After breakfast we split up, so I could take care of some chores via the Internet, and David came along to get his Internet fix. First, I made sure they were expecting us in Paris where we were to return the car. Got to the Internet spot to find it was not open. Tried my cash card to load up for paying the hotel bill. Refused at two machines. Pat and Robert were loose in the town somewhere, at Mass we eventually learned, so we headed back to the room to type and write postcards.
Got rolling about 1 PM and drove east about 50 kilometers to the town of Rocamador. Its on three levels, which is difficult to imagine until you get there. At the top lip of a canyon there is a chateau, running right up to the edge. A funicular of sorts will take you up and down for a charge, but we walked the trail down to the Basilica. At the switchbacks of the trail, there are the stations of the cross, each in an enclosure about big enough for one person, and we encountered them in reverse order. The Basilica itself is high above the town proper, and backed up against the rock of the nearly vertical canyon wall. (Photo 111) It appears that the lip of the canyon actually extends out over the church. The back wall of the Basilica is simply the rock wall. Surrounding the church are patios and chapels, interconnected by stairways, tunnels and arches.

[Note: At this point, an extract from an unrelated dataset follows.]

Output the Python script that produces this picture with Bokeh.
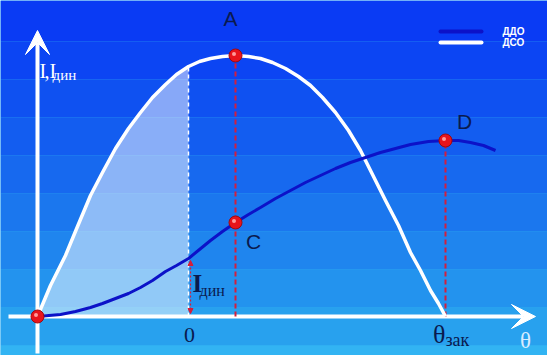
from bokeh.plotting import figure
from bokeh.models import Range1d, Arrow, VeeHead, NormalHead
from bokeh.core.properties import value
from bokeh.embed import file_html
from bokeh.resources import INLINE

# ---- data (units: theta along axis, current I) ----
theta_dso = [0, 13, 28, 40, 53, 65, 78, 91, 103, 115, 128, 139, 151, 162, 173, 185, 198, 211,
             223, 235, 248, 261, 273, 285, 298, 311, 323, 335, 348, 361, 373, 383, 393, 401, 408]
dso = [0, 31, 61, 90, 121, 144, 168, 188, 204, 219, 232, 242, 250, 255, 258, 260, 261, 260,
       258, 254, 248, 240, 231, 219, 204, 186, 166, 142, 116, 91, 64, 46, 26, 13, 0]
theta_ddo = [0, 23, 38, 53, 65, 78, 91, 103, 115, 128, 139, 151, 162, 173, 185, 198, 211,
             223, 238, 253, 268, 283, 298, 313, 328, 343, 358, 373, 391, 408, 421, 433, 446, 458]
ddo = [0, 2, 5, 9, 13, 18, 23, 29, 36, 45, 51, 58, 67, 76, 85, 94, 102,
       109, 118, 126, 134, 141, 148, 154, 159, 164, 168, 172, 175, 176, 176, 174, 171, 166]
theta_zero = 151
theta_zak = 408
pt_x = [0, 198, 198, 408]
pt_y = [0, 261, 94, 176]
pt_names = ["O", "A", "C", "D"]
legend_labels = ["ДДО", "ДСО"]

W, H = 547, 355
p = figure(width=W, height=H, output_backend="svg", toolbar_location=None,
           x_range=Range1d(-37, 510), y_range=Range1d(-39, 316), min_border=0)
p.axis.visible = False
p.grid.visible = False
p.outline_line_color = None
p.background_fill_color = "#30b2f2"
p.border_fill_color = "#30b2f2"

# banded background (top -> bottom)
edges_px = [0, 41, 79, 117, 155, 193, 231, 269, 307, 345, 355]
band_colors = ["#0a3bf4", "#0c45f3", "#0f51f1", "#135df0", "#1769ef", "#1b77ee",
               "#1f85ee", "#2393ee", "#28a1ee", "#32b4f3"]
p.quad(left=-37, right=510,
       top=[316 - e for e in edges_px[:-1]],
       bottom=[316 - e for e in edges_px[1:]],
       fill_color=band_colors, line_color=None, level="image")

# shaded area under DSO up to theta = 0 mark
n = theta_dso.index(theta_zero) + 1
p.varea(x=theta_dso[:n], y1=[0] * n, y2=dso[:n], fill_color="white", fill_alpha=0.5,
        level="image")

# axes with arrows
p.add_layout(Arrow(end=VeeHead(size=24, fill_color="white", line_color="white"),
                   x_start=-29, y_start=0, x_end=498, y_end=0,
                   line_color="white", line_width=4, level="underlay"))
p.add_layout(Arrow(end=VeeHead(size=24, fill_color="white", line_color="white"),
                   x_start=0, y_start=-37, x_end=0, y_end=286,
                   line_color="white", line_width=4, level="underlay"))

# dashed guides
p.segment(x0=[theta_zero], y0=[0], x1=[theta_zero], y1=[dso[n - 1]],
          line_color="white", line_width=1.5, line_dash="4 3")
p.segment(x0=[pt_x[1], pt_x[3]], y0=[0, 0], x1=[pt_x[1], pt_x[3]], y1=[pt_y[1], pt_y[3]],
          line_color="#d41e3c", line_width=2, line_dash="5 3")
# I_din double arrow
i_din = ddo[theta_ddo.index(theta_zero)]
p.add_layout(Arrow(start=NormalHead(size=5, fill_color="#d41e3c", line_color="#d41e3c"),
                   end=NormalHead(size=5, fill_color="#d41e3c", line_color="#d41e3c"),
                   x_start=theta_zero + 2, y_start=3, x_end=theta_zero + 2, y_end=i_din - 2,
                   line_color="#d41e3c", line_width=1.2, line_dash="2 2"))

# curves
p.line(theta_dso, dso, line_color="white", line_width=3.5, line_join="round")
p.line(theta_ddo, ddo, line_color="#0c12c8", line_width=3, line_join="round")

# points
p.scatter(pt_x, pt_y, size=13, fill_color="#e8141c", line_color="#a00a10", line_width=1)
p.scatter([x - 1.5 for x in pt_x], [y + 1.5 for y in pt_y], size=4,
          fill_color="#ff9a9a", line_color=None)

navy = "#0a1a4e"
# point labels
p.text(x=[193, 216, 427], y=[298, 75, 195],
       text=pt_names[1:], text_font=value("Liberation Sans"), text_font_size="21px",
       text_color=navy, text_align="center", text_baseline="middle")

serif = value("Liberation Serif")
# "0" and theta_zak labels
p.text(x=[theta_zero + 1], y=[-18], text=["0"], text_font=serif, text_font_size="22px",
       text_color=navy, text_align="center", text_baseline="middle")
p.text(x=[theta_zak], y=[-18], text=["θ"], text_font=serif, text_font_size="26px",
       text_color=navy, text_align="right", text_baseline="middle")
p.text(x=[theta_zak], y=[-23], text=["зак"], text_font=serif, text_font_size="18px",
       text_color=navy, text_align="left", text_baseline="middle")
p.text(x=[488], y=[-24], text=["θ"], text_font=serif, text_font_size="23px",
       text_color="#d8ecff", text_align="center", text_baseline="middle")

# I_din label
p.text(x=[theta_zero + 4], y=[33], text=["I"], text_font=serif, text_font_size="25px",
       text_font_style="bold", text_color=navy, text_align="left", text_baseline="middle")
p.text(x=[theta_zero + 11], y=[26], text=["дин"], text_font=serif, text_font_size="16px",
       text_color=navy, text_align="left", text_baseline="middle")

# y axis label
p.text(x=[2, 7, 12], y=[246, 246, 246], text=["I", ",", "I"], text_font=serif,
       text_font_size="20px", text_color="white", text_align="left", text_baseline="middle")
p.text(x=[15], y=[242], text=["дин"], text_font=serif, text_font_size="15px",
       text_color="white", text_align="left", text_baseline="middle")

# legend
p.segment(x0=[403, 403], y0=[285, 274], x1=[444, 444], y1=[285, 274],
          line_color=["#0c12c8", "white"], line_width=4, line_cap="round")
p.text(x=[465, 465], y=[285, 274], text=legend_labels, text_font=value("Liberation Sans"),
       text_font_size="10px", text_font_style="bold", text_color="white",
       text_align="left", text_baseline="middle")

open("out.html", "w").write(file_html(p, INLINE))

After Pat and the boys visited the Museum of Sacred Art, we descended the Grand Staircase down through the upper reaches of the town to its long main street of shops and restaurants. We bought sandwiches at the first shop we found and ate them on a park bench. As the weather was much improved today, the crowds began to increase as the afternoon wore on.
Next stop was the nearby Foret de Singet, or Forest of Monkeys. A twenty hectare enclosure contains 130 Barbary Macaque, a primate of some sort. The babies were about the size of a large cat, while the adults might be as big as a medium size dog. After about a 100 meter stroll, we came to the first area where they were congregated. Popcorn was given to us at the entrance, and if approached they would politely take a single piece of popcorn from your hand. David is a huge fan of monkeys, and both boys had hoped to go to the Rock of Gibraltar to see the semi-wild ones there, so this was a real treat for them. I fed one monkey and it wiggled its eyebrows at me, so I wiggled mine back and he recoiled slightly into an alarmed, defensive posture. Guess I sent the wrong signal. We wandered for about an hour visiting several areas where the monkeys had congregated. Most ignored our presence, some waited patiently for a handout, and only one was at all aggressive, tugging on David’s elbow for another piece of popcorn. At the end, we witnessed several minutes of screeching and aggressive behavior, all within a few meters in front of us. (Photo 113)
The drive home was more scenic and pleasant, since we took a better route than we did coming. We’ve now put just over 5000 kilometers on the car, roughly equivalent to driving across the United States. Caught the Internet shop before dinner, and cleared up our bill-paying service login problem, sent a few confirmations on future arrangements, and even got my cash card to work again -- a very productive outing. Dinner was back at Pinocchio’s Pizza, David’s choice as part of his continuing birthday observance. Managed to put Pat to work, as the boxer who lay on the floor next to us all through dinner got a free exam of the tumor growing on his paw. We were done eating by 8:30 PM, a recent record for promptness, and spent the rest of the evening with laundry, shipping, postcards and journals.